When do I use Mathematica, when do I use Gephi, and how do I use them together?

Question

Mathematica has great operations for analyzing graphs but when the graphs are a bit bigger, Gephi seems to be more efficient (at least on my computer) at drawing and analyzing, i.e. visualizing the graph. So my question is:

What is the "best practice" (white papers, web pages or similar) for how to divide the work between Mathematica and Gephi?

Here is an example, I have a graph from an analysis of all offerings and the biggest clients of a midsize telecom operator, if a client has been invoiced for the offering, there is an edge between the client and the offering. The bipartite graph (see http://mathworld.wolfram.com/BipartiteGraph.html) has about 540 nodes (clients and offerings) and about 14900 edges.

In the image - Gephi visualization of "Force Atlas" layout - you see that the core offerings gravitate to the middle. Clients (blue nodes) become grouped around some key offerings (name of clients are removed), e.g. in the upper right corner of the graph you have all the multinationals that are buying international calls and data offerings.

Seeing the clients and offerings in this way is useful for reasoning around a number of business questions such as market segmentation, bundling of offerings, solution building and reasoning around strategic options.

Background

I started doing the experiments in Gephi but after learning more about Mathematica, I would like move more of the work (if not all) to this environment.

However, importing the graph to Mathematica using .gml file from Gephi failed for me. The symptom was that the evaluation of the Import function in Mathematica failed to terminate.

The reason for wanting to import to Mathematica is for more control of normalizing data, annotations, analysis, and simulations based on the graph. This cannot be done in Gephi.

Same question posted on the Gephi forum Gephi - MMA

Miscellaneous notes

Gephi (or similar programs) seems to be faster than Mathematica for the visualization.
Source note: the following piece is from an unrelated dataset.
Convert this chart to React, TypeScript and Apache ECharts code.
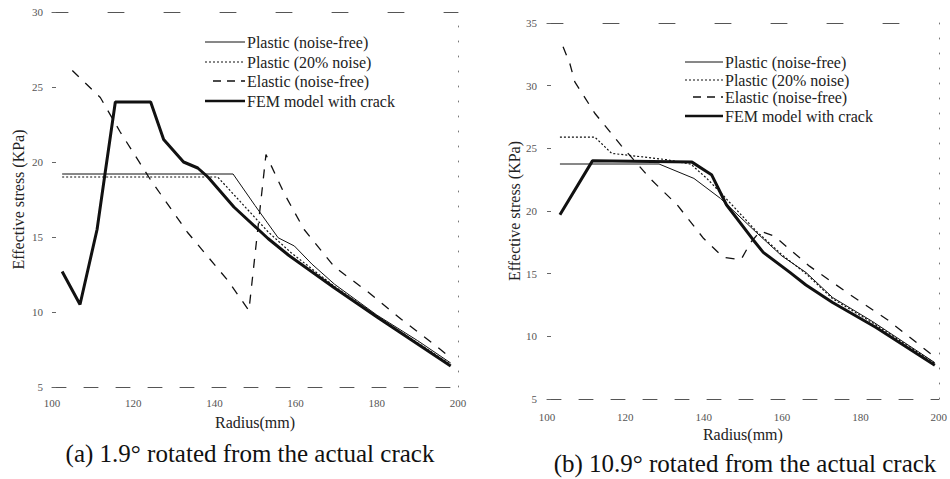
import React, { useEffect, useRef } from "react";
import * as echarts from "echarts";

// ---------- data ----------
const legendNames = [
  "Plastic (noise-free)",
  "Plastic (20% noise)",
  "Elastic (noise-free)",
  "FEM model with crack",
];
const captionA = "(a) 1.9° rotated from the actual crack";
const captionB = "(b) 10.9° rotated from the actual crack";
const xAxisName = "Radius(mm)";
const yAxisName = "Effective stress (KPa)";

// chart (a): [radius (mm), effective stress (KPa)]
const plasticA: number[][] = [
  [102.5, 19.2], [144.6, 19.2], [150, 17.1], [155.7, 14.95], [159.7, 14.4],
  [164, 13.2], [169.6, 11.85], [180, 9.8], [190, 8.1], [198.2, 6.6],
];
const noisyA: number[][] = [
  [102.5, 19.0], [140.8, 19.0], [153.2, 15.35], [158.9, 13.95],
  [169.6, 11.7], [180.4, 9.65], [198.2, 6.5],
];
const elasticA: number[][] = [
  [105, 26.1], [111.9, 24.3], [116.8, 22.0], [124.3, 18.8], [133.4, 15.3],
  [143.3, 12.1], [148.5, 10.1], [152.7, 20.5], [157.2, 17.9], [162.1, 15.5],
  [169.6, 13.0], [178, 11.3], [186.1, 9.5], [194.3, 7.8], [198.2, 6.95],
];
const femA: number[][] = [
  [102.5, 12.7], [106.9, 10.5], [111.1, 15.5], [113.1, 19.3], [115.6, 24.0],
  [124.3, 24.0], [127.5, 21.5], [132.4, 20.0], [135.9, 19.6], [138.4, 19.0],
  [144.8, 17.0], [153.2, 14.9], [158.2, 13.8], [169.6, 11.6], [180.4, 9.6],
  [198.2, 6.4],
];

// chart (b)
const plasticB: number[][] = [
  [103.3, 23.75], [128.6, 23.75], [137.5, 22.6], [144.3, 21.0], [153.4, 18.3],
  [160, 16.4], [166.1, 15.1], [172.9, 13.1], [183, 11.2], [199, 7.9],
];
const noisyB: number[][] = [
  [103.3, 25.9], [112.2, 25.9], [116.5, 24.6], [130.4, 24.1], [136.7, 23.74],
  [140.8, 22.6], [145.1, 21.2], [153.4, 18.4], [160, 16.5], [166.1, 15.0],
  [172.9, 13.0], [183, 11.1], [199, 7.85],
];
const elasticB: number[][] = [
  [104.1, 33.1], [105.8, 31.8], [107.1, 30.3], [112.2, 27.8], [119, 25.2],
  [126.6, 22.5], [133.2, 20.5], [140, 17.8], [145, 16.3], [149.5, 16.1],
  [152, 17.5], [154.5, 18.4], [158, 18.0], [167, 15.6], [177, 13.4],
  [187, 11.3], [199.2, 8.3],
];
const femB: number[][] = [
  [103.3, 19.7], [111.6, 24.0], [137, 23.9], [142, 22.9], [145.8, 20.5],
  [152.5, 17.75], [155.2, 16.7], [162, 15.1], [166.1, 14.1], [172.9, 12.7],
  [184, 10.7], [199, 7.7],
];

const radiusMin = 100;
const radiusMax = 200;
const radiusStep = 20;
const stressMinA = 5;
const stressMaxA = 30;
const stressMinB = 5;
const stressMaxB = 35;
const stressStep = 5;

// ---------- styles ----------
const SERIF = "Liberation Serif";
const INK = "#111";

const lineStyles = [
  { width: 1, type: "solid" as any },
  { width: 1.2, type: [2, 2] as any },
  { width: 1.3, type: [9, 9] as any },
  { width: 3, type: "solid" as any },
];

function xAxes(grid: number, nameGap: number, labelMargin: number) {
  return [
    {
      gridIndex: grid,
      type: "value",
      min: radiusMin,
      max: radiusMax,
      interval: radiusStep,
      axisLine: { show: true, lineStyle: { color: "#555", width: 1, type: [14, 18] } },
      axisTick: { show: false },
      splitLine: { show: false },
      axisLabel: { fontFamily: SERIF, fontSize: 11, color: "#555", margin: labelMargin },
      name: xAxisName,
      nameLocation: "middle",
      nameGap,
      nameTextStyle: { fontFamily: SERIF, fontSize: 16, color: "#222" },
    },
    {
      gridIndex: grid,
      type: "value",
      position: "top",
      min: radiusMin,
      max: radiusMax,
      axisLine: { show: true, lineStyle: { color: "#555", width: 1, type: [16, 40] } },
      axisTick: { show: false },
      axisLabel: { show: false },
      splitLine: { show: false },
    },
  ];
}

function yAxes(grid: number, min: number, max: number, nameGap: number, labelMargin: number) {
  return [
    {
      gridIndex: grid,
      type: "value",
      min,
      max,
      interval: stressStep,
      axisLine: { show: false },
      axisTick: { show: true, inside: true, length: 4, lineStyle: { color: "#666" } },
      splitLine: { show: false },
      axisLabel: { fontFamily: SERIF, fontSize: 11, color: "#555", margin: labelMargin },
      name: yAxisName,
      nameLocation: "middle",
      nameGap,
      nameTextStyle: { fontFamily: SERIF, fontSize: 16, color: "#222" },
    },
    {
      gridIndex: grid,
      type: "value",
      position: "right",
      min,
      max,
      axisLine: { show: true, lineStyle: { color: "#777", width: 1, type: [1, 14] } },
      axisTick: { show: false },
      axisLabel: { show: false },
      splitLine: { show: false },
    },
  ];
}

function makeSeries(data: number[][][], xIdx: number, yIdx: number) {
  return data.map((d, i) => ({
    type: "line",
    name: legendNames[i],
    xAxisIndex: xIdx,
    yAxisIndex: yIdx,
    data: d,
    symbol: "none",
    silent: true,
    lineStyle: { color: INK, width: lineStyles[i].width, type: lineStyles[i].type },
  }));
}

function legendGraphic(x0: number, x1: number, ys: number[]) {
  const els: any[] = [];
  ys.forEach((y, i) => {
    const ls = lineStyles[i];
    const dash = Array.isArray(ls.type) ? (i === 2 ? [8, 6] : ls.type) : null;
    els.push({
      type: "line",
      silent: true,
      shape: { x1: i === 2 ? x0 + 8 : x0, y1: y, x2: x1, y2: y },
      style: { stroke: INK, lineWidth: i === 3 ? 2.5 : ls.width, lineDash: dash },
    });
    els.push({
      type: "text",
      silent: true,
      x: x1 + 2,
      y,
      style: {
        text: legendNames[i],
        fontFamily: SERIF,
        fontSize: 16,
        fill: "#222",
        align: "left",
        verticalAlign: "middle",
      },
    });
  });
  return els;
}

function caption(text: string, x: number, y: number) {
  return {
    type: "text",
    silent: true,
    x,
    y,
    style: {
      text,
      fontFamily: SERIF,
      fontSize: 25,
      fill: "#111",
      align: "center",
      verticalAlign: "middle",
    },
  };
}

export default function App() {
  const ref = useRef<HTMLDivElement>(null);
  useEffect(() => {
    if (!ref.current) return;
    const chart = echarts.init(ref.current, null, { renderer: "svg" });
    const option: any = {
      animation: false,
      backgroundColor: "#ffffff",
      textStyle: { fontFamily: SERIF },
      grid: [
        { left: 52, top: 12, width: 406, height: 375 },
        { left: 547, top: 23, width: 395, height: 376 },
      ],
      xAxis: [...xAxes(0, 27, 10), ...xAxes(1, 24, 12)],
      yAxis: [...yAxes(0, stressMinA, stressMaxA, 26, 9), ...yAxes(1, stressMinB, stressMaxB, 25, 10)],
      series: [
        ...makeSeries([plasticA, noisyA, elasticA, femA], 0, 0),
        ...makeSeries([plasticB, noisyB, elasticB, femB], 2, 2),
      ],
      graphic: [
        ...legendGraphic(205, 245, [42, 62, 81, 101]),
        ...legendGraphic(685, 723, [62, 80, 97, 116]),
        caption(captionA, 250, 453),
        caption(captionB, 745, 463),
      ],
    };
    chart.setOption(option);
    return () => chart.dispose();
  }, []);
  return (
    <div
      ref={ref}
      style={{ position: "fixed", left: 0, top: 0, width: 950, height: 479, background: "#fff" }}
    />
  );
}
Key points for using Gephi initially was the ability to handle the large amount of nodes and edged and the layout algorithms. The "tags" that seem to be relevant for finding our more are:

• import
• export
• graphs-and-network
• graph-theory

Answer 1

If, as you suggest in your Miscellaneous Notes, speed of the visualization is a primary concern, then perhaps there are ways to speed up the drawing in Mathematica. Of course, it's hard to be sure without sample code. Built in Graph objects, for example, generate dynamic objects and, thus, render more slowly than the Graphics objects generated by say GraphPlot. Perhaps you could use Graph for computational purposes and GraphPlot for visualization purposes? Here's an example:

SeedRandom[1];
g = RandomGraph[{540, 14900}];
vl = VertexList[g];
el = EdgeList[g];
t = AbsoluteTime[];
g = Graph[vl, el]

AbsoluteTime[] - t

If you place that last command (AbsoluteTime[]-t) in a separate cell and then evaluate all simultaneously, you should get an accurate time - about 3s on my machine. Here's the corresponding GraphPlot timing:

el2 = Rule @@@ el;
t = AbsoluteTime[];
GraphPlot[el2]

AbsoluteTime[] - t

This second set of commands takes only 1 sec.

As far as the appearance of the graph goes, be sure to have a look at the General Graph Drawing tutorial in the documentation. There are myriad options that generally affect the appearance of a graph and gives you a lot of control. I think that the defaults are generally optimized for graphs of moderate size.